Opinion
23826.
ARGUED DECEMBER 12, 1966.
DECIDED JANUARY 19, 1967.
Injunction. Chattooga Superior Court. Before Judge Coker.
Frank D. Smith, Jr., for appellant.
Cook Palmour, A. Cecil Palmour, for appellee.
A power of sale in a will which has the effect of excluding remaindermen must be strictly construed.
ARGUED DECEMBER 12, 1966 — DECIDED JANUARY 19, 1967.
The will of William A. Hix provided in Item Three as follows: "I devise and bequeath to my wife, Elsie Ballenger Hix, all of my property of every kind and character, whether real, personal or mixed, and wherever situated, to be hers for and during her natural life. It is my desire that my said wife shall not sell the homeplace and farm unless it shall become necessary, but in the event it shall become necessary, she may sell my said farm in the event that she has not remarried. In the event that she does remarry, it is my desire that she use said farm and homeplace as a home, and that it not be sold during her lifetime. Any and all other property except the home and farm my said wife may use and dispose of in any such manner as she deems best as fully and completely as I might do were I in life, any of said property remaining after her death to be disposed of as hereinafter provided."
Item Four provided: "After the death of my said wife, I devise and bequeath my farm consisting of Two Hundred Fifty Acres, more or less, and the homeplace, to my nephew, Lowell Hix, said property to be his absolutely and in fee simple." By Item Five provision was made for the disposition of the remainder interest in the property not devised to the testator's nephew, Lowell Hix.
Sara Nell Hix, individually, and as executrix of Lowell Hix, brought a petition against Elsie Ballenger Hix, alleging that the defendant is advertising for sale the property devised in remainder to Lowell Hix, and proposes to sell this property and dispose of the proceeds, thereby depriving the devisees of Lowell Hix of their rights under the will of William A. Hix.
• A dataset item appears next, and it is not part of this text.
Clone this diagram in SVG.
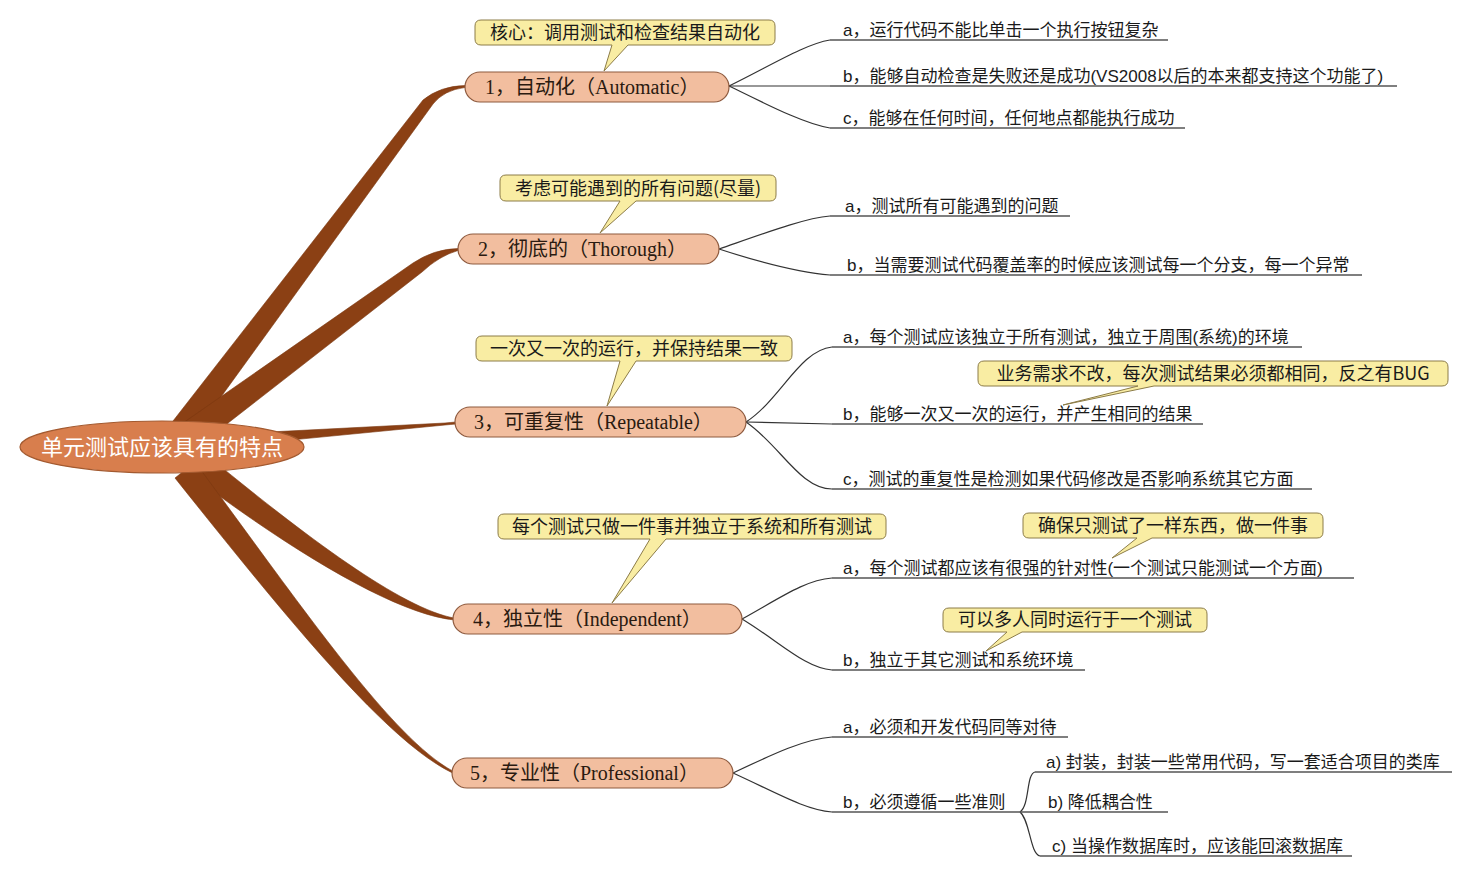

It was alleged that the income from the life estate devised to the defendant is ample for her support and there is no circumstance which makes it necessary that the "farm and homeplace," or any part thereof, be sold. She prayed for a temporary and permanent injunction against the sale of the property.
A temporary restraining order was granted. The defendant filed a motion for summary judgment, which was considered at the same time as the hearing on the interlocutory injunction. The evidence considered by the trial judge consisted of affidavits, the deposition of the defendant taken for the purpose of cross examination and discovery, and the testimony of the defendant at the interlocutory hearing. At the conclusion of the hearing the judge denied the motion for summary judgment and continued in effect the temporary restraining order. The appeal is from the order continuing in effect the restraining order. In the enumeration of errors it is asserted that it was error to continue in effect the restraining order and to deny the motion for summary judgment.
The appellant contends that the power of sale with reference to the "homeplace and farm," included in Item Three of her husband's will, vested in her a power to sell the property if within her discretion she determined that it was necessary for any reason, and that the court should not restrain the execution of this power unless an abuse of discretion, bad faith, or fraud was shown. It is conceded by the appellant that the evidence was sufficient to authorize the trial judge to find that there was no necessity for her to sell the property for her maintenance and support. The evidence, in fact, indicated that the value of the testator's estate had increased, rather than decreased, since his death. It is the appellant's contention that there was uncontradicted evidence that it was detrimental to her health to continue to live at her home, and that this authorized her to sell the property, under a correct legal construction of the will.
Unquestionably, the will of William A. Hix devised a life estate to his wife, and the power to sell and dispose of the property did not enlarge her estate to a fee simple title. Bienvenu v. First Nat. Bank of Atlanta, 193 Ga. 101 (1) ( 17 S.E.2d 257). "A power and the mode of its exercise, when the latter has the effect of cutting out remaindermen, must be strictly construed." Cochran v. Groover, 156 Ga. 323, 339 ( 118 S.E. 865); Keen v. Rodgers, 203 Ga. 578 (7) ( 47 S.E.2d 567); Jenkins v. Shuften, 206 Ga. 315 (2) ( 57 S.E.2d 283).
The will authorized the appellant to use and dispose of any property of the testator except the "farm and homeplace." The testator expressly stated that he desired that she not sell this property, and he devised the property to his nephew, Lowell Hix, as remainderman, in fee simple. He authorized the appellant to sell the property "in the event it shall become necessary," but did not indicate in any way what necessity would authorize her to sell it. No ruling has been made by the trial judge on the construction of this ambiguous language. On the trial of the case evidence may be admitted, if any is available, to explain or clarify this ambiguity. Code § 113-807; Watts v. Finley, 187 Ga. 629 (3) ( 1 S.E.2d 723).
There was no error in denying the motion for summary judgment, and the judge was amply authorized to continue in effect the temporary restraining order until the issues could be submitted to a jury.
Judgment affirmed. All the Justices concur.